Cuentan que, con tan sólo tres años, la pequeña Isabel ya era capaz de escribirle cartas a su abuela Catalina, la Reina Negra, como gustaban llamarla sus adversarios.
Catalina, educada por su tío, el papa Clemente VII, era una mujer astuta y poderosa, entusiasta de la magia, que se preocupaba por la educación de sus dos nietas, Isabel y Catalina, hijas de su malograda Isabel, muerta en la flor de la vida. Y aunque nunca llegó a conocerlas, el contacto con ellas fue permanente.

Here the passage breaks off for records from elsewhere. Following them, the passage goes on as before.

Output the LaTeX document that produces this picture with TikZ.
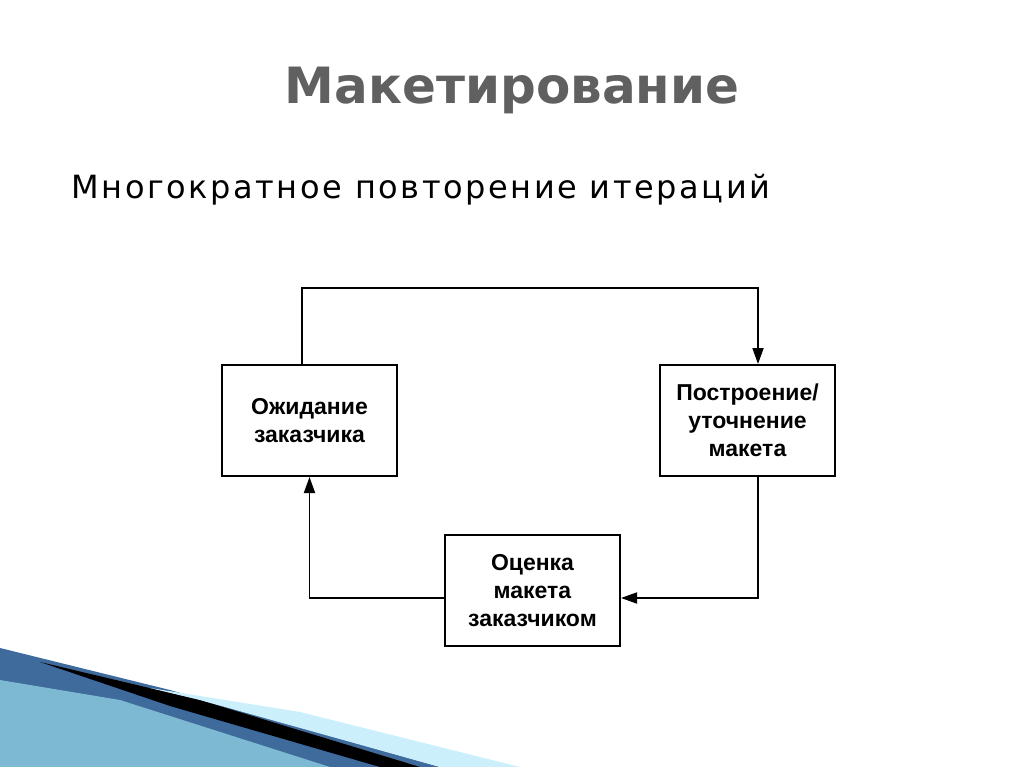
\documentclass[tikz,border=0pt]{standalone}
\usepackage{fontspec}
\setmainfont{Liberation Sans}
\newfontfamily\titlefont{DejaVu Sans}
\newfontfamily\subfont[LetterSpace=8]{DejaVu Sans}
\usetikzlibrary{arrows.meta}
\begin{document}
\begin{tikzpicture}[x=1pt,y=-1pt,
  box/.style={draw,line width=2pt,minimum width=175pt,minimum height=111pt,align=center,font=\fontsize{23}{28}\selectfont,inner sep=0pt},
  conn/.style={line width=1.8pt},
  arr/.style={conn,-{Triangle[length=16pt,width=11pt]}}]
\useasboundingbox (0,0) rectangle (1024,767);
\fill[white] (0,0) rectangle (1024,767);
% decoration
\fill[cyan!55!blue!70!black] (0,648) -- (170,690) -- (440,767) -- (0,767) -- cycle;
\fill[cyan!40!teal!60] (0,680) -- (120,700) -- (330,767) -- (0,767) -- cycle;
\fill[black] (40,662) -- (200,700) -- (420,767) -- (380,767) -- (170,706) -- cycle;
\fill[cyan!20] (150,688) -- (300,712) -- (520,767) -- (440,767) -- (200,700) -- cycle;
\node[font=\titlefont\bfseries\fontsize{50}{58}\selectfont,text=gray!75!black] (title) at (512,90) {Макетирование};
\node[anchor=west,font=\subfont\fontsize{32}{38}\selectfont] (sub) at (68,190) {Многократное повторение итераций};
\node[box] (a) at (309.5,420.5) {\bfseries Ожидание\\\bfseries заказчика};
\node[box] (b) at (747.5,420.5) {\bfseries Построение/\\\bfseries уточнение\\\bfseries макета};
\node[box] (c) at (532.5,590.5) {\bfseries Оценка\\\bfseries макета\\\bfseries заказчиком};
\coordinate (p1) at (302,288);
\coordinate (p2) at (758,288);
\coordinate (p3) at (0,598);
\draw[arr] (a.north -| p1) |- (p2) -- (b.north -| p2);
\draw[arr] (b.south -| p2) |- (c.east |- p3);
\draw[arr] (c.west |- p3) -| (a.south);
\end{tikzpicture}
\end{document}
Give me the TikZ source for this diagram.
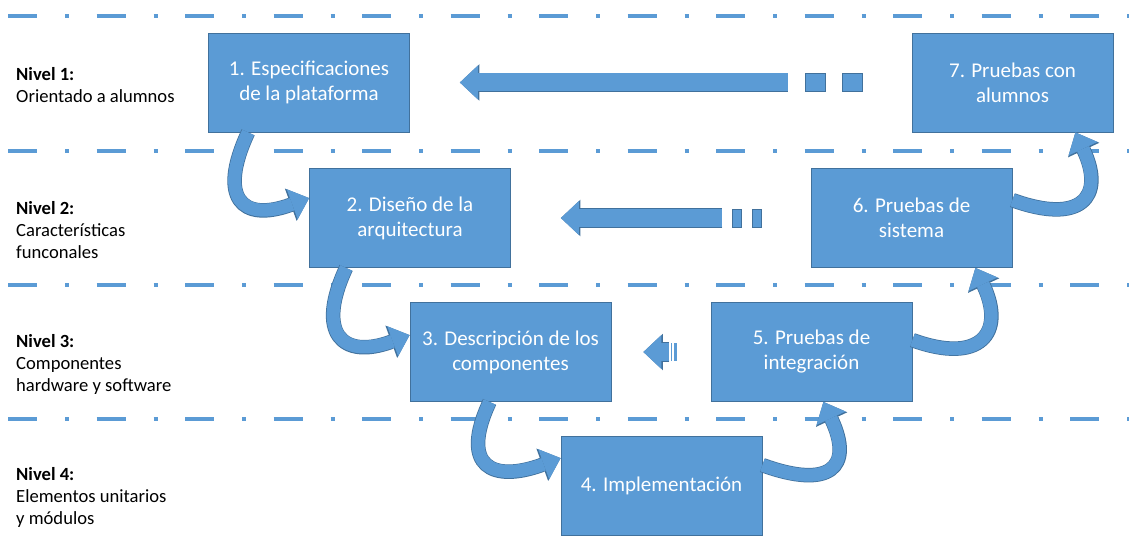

Isabel había aprendido a escribir con fray Martín de Palencia, el experto calígrafo benedictino de San Millán de la Cogolla, cuna del castellano, que hubo de trasladarse a la corte por expreso deseo de Felipe II, padre de la pequeña Isabel. Una Isabel que atesoraba papel batido, plumas y lacre de Portugal así como tablillas para escribir, forradas en terciopelo carmesí, con cuchillos y tijeras para sus escribanías. Porque a Isabel le encantaba escribir. Algo que, sin duda alguna, debió heredar de su padre, el augusto Felipe, famoso en toda Europa por revisar, uno a uno, la multitud de memoriales que conformaban su monarquía.
Con los años, Isabel se hizo construir un bufete de ébano, con el que acudía a los Consejos de Estado, sentada a la derecha de su padre, atenta a los asuntos que allí se debatían. Porque a Felipe II se le morían, uno tras otro, todos los herederos varones. De ahí que retuviese junto a él a aquella princesa tan inteligente, llamada a convertirse en esposa de algún monarca europeo, por si la sucesión venía mal dada.
Estando en Monzón, donde se organizaban las Cortes de Aragón de aquel 1585, Isabel acudía por las mañanas a las reuniones, junto a su padre, y dedicaba las tardes a dar consejos, emitir opiniones. Siempre acompañada de su bufete de ébano, mientras su pequeño hermano Felipe, el único varón que le quedaba vivo al todopoderoso Prudente, jugaba al fondo de la estancia, ajeno al papel que le tocaba representar y que estaba llevando a cabo, con total soltura, su hermana mayor.
Isabel debió ser reina. Reina de España. Como lo había sido su bisabuela Isabel. «Divina, más que humana, cual nunca se vio mujer, ni creo que se ha visto ni verá, sin parecerse a otra que a sí misma, y no sé si ha nacido quien la pueda merecer».
Isabel Clara Eugenia (1566-1633), Infanta de España, Archiduquesa de Austria, Soberana de los Países Bajos y de Borgoña.